◆ Data provided:
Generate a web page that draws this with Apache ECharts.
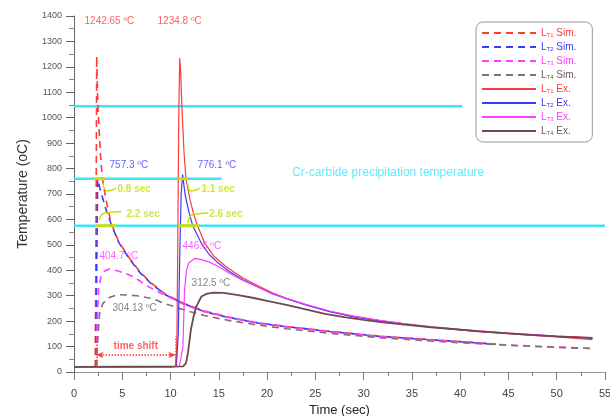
<!DOCTYPE html>
<html><head><meta charset="utf-8">
<script src="https://cdn.jsdelivr.net/npm/echarts@6/dist/echarts.min.js"></script>
<style>html,body{margin:0;padding:0;background:#fff}#c{width:610px;height:416px}</style>
</head><body><div id="c"></div>
<script>
// ---- data ----
const xTicks = [0,5,10,15,20,25,30,35,40,45,50,55];
const yTicks = [0,100,200,300,400,500,600,700,800,900,1000,1100,1200,1300,1400];
const seriesNames = ['LT1 Sim.','LT2 Sim.','LT3 Sim.','LT4 Sim.','LT1 Ex.','LT2 Ex.','LT3 Ex.','LT4 Ex.'];

const t1Sim = [[2.2,20],[2.3,700],[2.35,1242.65],[2.47,1045],[2.75,850],[2.95,760],[3.3,680],[3.85,585],[4.6,515],[5.6,455],[6.8,395],[8,350],[9.5,305],[11.5,268],[13.5,240],[16,216],[19,194],[22,179],[26.5,160],[31.7,141],[36.8,128],[40,120],[43.7,110]];
const t2Sim = [[2.25,20],[2.35,400],[2.45,757.3],[2.7,720],[3.0,680],[3.4,628],[3.85,582],[4.6,512],[5.6,452],[6.8,392],[8,347],[9.5,303],[11.5,266],[13.5,238],[16,214],[19,193],[22,178],[26.5,159],[31.7,140],[36.8,127],[40,119],[43.7,109]];
const t3Sim = [[2.3,20],[2.4,200],[2.55,330],[2.8,375],[3.2,398],[3.7,404.7],[4.5,398],[5.5,385],[6.3,372],[7.5,340],[9,310],[10.5,283],[11.5,263],[13.5,237],[16,214],[19,192],[22,177],[26.5,158],[31.7,139],[36.8,126],[40,118],[45,106],[50,98],[53.7,93]];
const t4Sim = [[2.35,20],[2.45,120],[2.65,230],[3.0,270],[3.6,292],[4.5,304.13],[5.5,303],[6.5,300],[8,290],[9.5,268],[11.5,243],[13.5,222],[16,203],[19,185],[22,170],[26.5,152],[31.7,135],[36.8,122],[40,115],[45,105],[50,97],[53.7,92]];

const t1Ex = [[0,20],[10.5,22],[10.65,100],[10.75,500],[10.85,1000],[10.95,1234.8],[11.05,1180],[11.17,1045],[11.4,860],[11.6,760],[12.0,680],[12.4,620],[12.8,575],[13.5,510],[14.5,455],[15.5,422],[16.6,392],[17.5,370],[19,340],[20.5,312],[22,290],[24,265],[26.5,238],[29,218],[31.7,202],[34,190],[36.8,177],[40,166],[42,159],[45,151],[47.2,145],[50,138],[53.7,127]];
const t2Ex = [[0,20],[10.6,22],[10.8,150],[10.95,450],[11.1,700],[11.25,776.1],[11.5,700],[11.9,630],[12.3,575],[13.2,505],[14.0,462],[14.9,430],[16.1,395],[17.5,363],[19,335],[20.5,308],[22,288],[24,264],[26.5,237],[29,217],[31.7,201],[34,189],[36.8,177],[40,166],[42,160],[45,152],[47.2,147],[50,140],[53.7,133]];
const t3Ex = [[0,20],[5,18],[10,18],[10.9,22],[11.1,60],[11.28,100],[11.45,320],[11.65,400],[11.9,430],[12.5,446.6],[13.2,442],[14,432],[14.9,416],[16.1,388],[17.5,360],[19,334],[20.5,310],[22,290],[24,266],[26.5,240],[29,220],[31.7,203],[34,191],[36.8,179],[40,168],[42,162],[45,153],[47.2,148],[50,141],[53.7,134]];
const t4Ex = [[0,20],[11.3,22],[11.6,35],[11.8,74],[12.1,165],[12.4,220],[12.66,257],[13.2,297],[13.8,308],[14.5,312.5],[15.5,311],[17,302],[18.5,292],[20,280],[22,264],[24,246],[26,229],[28,216],[30,205],[32,195],[34,187],[37,176],[40,167],[42,160],[45,152],[47.2,146],[50,140],[53.7,134]];

// reference temperature lines
const lineHigh = [[0,1045],[40.2,1045]];
const lineMid = [[0,760],[15.3,760]];
const lineLow = [[0,575],[55,575]];
// yellow duration markers
const durSeg = [
  [[2.1,760],[3.2,760]], [[10.75,760],[11.8,760]],
  [[2.3,575],[4.4,575]], [[10.75,575],[13.0,575]]
];
const durHook = [
  [[3.0,743],[3.5,712],[4.37,722]],
  [[2.64,598],[3.16,625],[4.9,631]],
  [[11.8,736],[12.15,712],[13.0,722]],
  [[11.8,585],[12.3,618],[13.9,625]]
];
// time shift
const shiftY = 67;
const shiftFrom = 2.33, shiftTo = 10.5;
const shiftTick = [20, 140];

// annotations [x, y, text]
const peakLabels = [[1.09,1378,'1242.65 ºC'],[8.65,1378,'1234.8 ºC']];
const blueLabels = [[3.68,815,'757.3 ºC'],[12.8,815,'776.1 ºC']];
const magLabels = [[2.64,457,'404.7 ºC'],[11.24,496,'446.6 ºC']];
const brownLabels = [[12.18,350,'312.5 ºC'],[3.99,252,'304.13 ºC']];
const durLabels = [[4.5,717,'0.8 sec'],[5.44,622,'2.2 sec'],[13.2,717,'1.1 sec'],[14.0,622,'2.6 sec']];
const crLabel = [[22.6,783,'Cr-carbide precipitation temperature']];
const shiftLabel = [[6.4,102,'time shift']];

// ---- styling ----
const RED='#ff3a3a', BLUE='#3a3aff', MAG='#ff3cff', BRS='#85706f', BRE='#6e4a4a';
const CYAN='#3ae6f5', YEL='#c9dc12';
const FONT='Liberation Sans, Arial, sans-serif';
const colors=[RED,BLUE,MAG,BRS,RED,BLUE,MAG,BRE];
const dataSets=[t1Sim,t2Sim,t3Sim,t4Sim,t1Ex,t2Ex,t3Ex,t4Ex];

const series=[];
function plain(data,color,width,extra){
  return Object.assign({type:'line',data:data,symbol:'none',silent:true,z:1,
    lineStyle:{color:color,width:width},itemStyle:{color:color},animation:false},extra||{});
}
series.push(plain(lineHigh,CYAN,2.5));
series.push(plain(lineMid,CYAN,2.5));
series.push(plain(lineLow,CYAN,2.5));

seriesNames.forEach((n,i)=>{
  const sim=i<4;
  series.push({type:'line',name:n,data:dataSets[i],symbol:'none',animation:false,z:3,
    lineStyle:{color:colors[i],width: sim?1.6:(i===7?1.8:1.2),type: sim?[7,5]:'solid'},
    itemStyle:{color:colors[i]}});
});

durSeg.forEach(s=>series.push(plain(s,YEL,3,{z:4})));
durHook.forEach(s=>series.push(plain(s,YEL,1.5,{z:4,smooth:0.6})));

// time shift
series.push({type:'line',data:[],symbol:'none',silent:true,animation:false,
  markLine:{silent:true,symbol:['arrow','arrow'],symbolSize:[5,7],label:{show:false},
    lineStyle:{type:'dotted',color:RED,width:1.5},
    data:[
      [{coord:[shiftFrom,shiftY]},{coord:[shiftTo,shiftY]}],
      [{coord:[shiftFrom,shiftTick[0]],symbol:'none'},{coord:[shiftFrom,shiftTick[1]],symbol:'none'}],
      [{coord:[shiftTo,shiftTick[0]],symbol:'none'},{coord:[shiftTo,shiftTick[1]],symbol:'none'}]
    ]}});

function labelSeries(arr,color,size,weight,align){
  return {type:'scatter',data:arr,symbolSize:0,silent:true,animation:false,z:6,
    label:{show:true,position:'inside',formatter:p=>p.data[2],color:color,fontSize:size,
      fontWeight:weight||'normal',fontFamily:FONT,align:align||'left',verticalAlign:'middle'}};
}
series.push(labelSeries(peakLabels,RED,10));
series.push(labelSeries(blueLabels,BLUE,10));
series.push(labelSeries(magLabels,MAG,10));
series.push(labelSeries(brownLabels,'#6f5e5e',10));
series.push(labelSeries(durLabels,YEL,10,'bold'));
series.push(labelSeries(crLabel,CYAN,12));
series.push(labelSeries(shiftLabel,RED,10,'bold','center'));

const legendColors=[RED,BLUE,MAG,'#6e5a5a',RED,BLUE,MAG,'#6e5a5a'];
const chart=echarts.init(document.getElementById('c'),null,{renderer:'canvas'});
chart.setOption({
  animation:false,
  textStyle:{fontFamily:FONT},
  grid:{left:74,right:5,top:16,bottom:44,containLabel:false,outerBoundsMode:'none'},
  xAxis:{type:'value',min:xTicks[0],max:xTicks[xTicks.length-1],interval:5,
    name:'Time (sec)',nameLocation:'middle',nameGap:30,
    nameTextStyle:{fontSize:13,color:'#222',fontFamily:FONT},
    axisLine:{show:true,onZero:false,lineStyle:{color:'#999'}},
    axisTick:{show:true,length:8,lineStyle:{color:'#777'}},
    minorTick:{show:true,splitNumber:2,length:4,lineStyle:{color:'#777'}},
    splitLine:{show:false},
    axisLabel:{fontSize:11,color:'#444',margin:16,fontFamily:FONT,formatter:v=>String(v)}},
  yAxis:{type:'value',min:yTicks[0],max:yTicks[yTicks.length-1],interval:100,
    name:'Temperature (oC)',nameLocation:'middle',nameGap:44,
    nameTextStyle:{fontSize:14,color:'#333',fontFamily:FONT},
    axisLine:{show:true,lineStyle:{color:'#666'}},
    axisTick:{show:true,length:8,lineStyle:{color:'#666'}},
    minorTick:{show:true,splitNumber:2,length:5,lineStyle:{color:'#888'}},
    splitLine:{show:false},
    axisLabel:{fontSize:9,color:'#555',margin:12,fontFamily:FONT,formatter:v=>String(v)}},
  legend:{orient:'vertical',left:476,top:22,itemWidth:54,itemHeight:10,itemGap:4,
    backgroundColor:'#fff',borderColor:'#999',borderWidth:1,borderRadius:7,
    padding:[6,16,6,5],
    itemStyle:{opacity:0},
    data:seriesNames.map((n,i)=>({name:n,textStyle:{color:legendColors[i]}})),
    formatter:n=>{const m=n.match(/^L(T\d)(.*)$/);return 'L{s|'+m[1]+'}'+m[2];},
    textStyle:{fontSize:10,fontFamily:FONT,
      rich:{s:{fontSize:6,verticalAlign:'bottom',padding:[3,0,0,0]}}}},
  series:series
});
</script></body></html>
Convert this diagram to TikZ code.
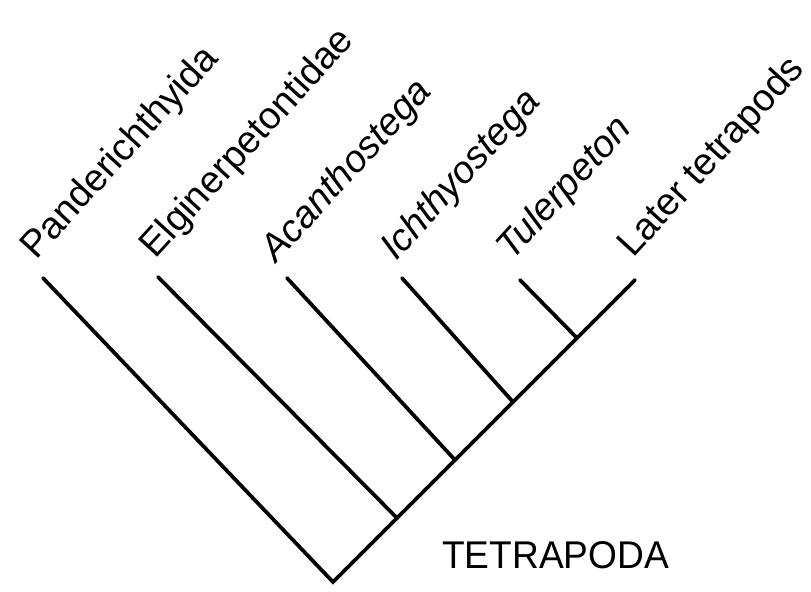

◆ Task description: Copy out the lines that hold "this".

◆ Task answer:
Generate a web page that draws this with Apache ECharts.
Convert this diagram to TikZ code.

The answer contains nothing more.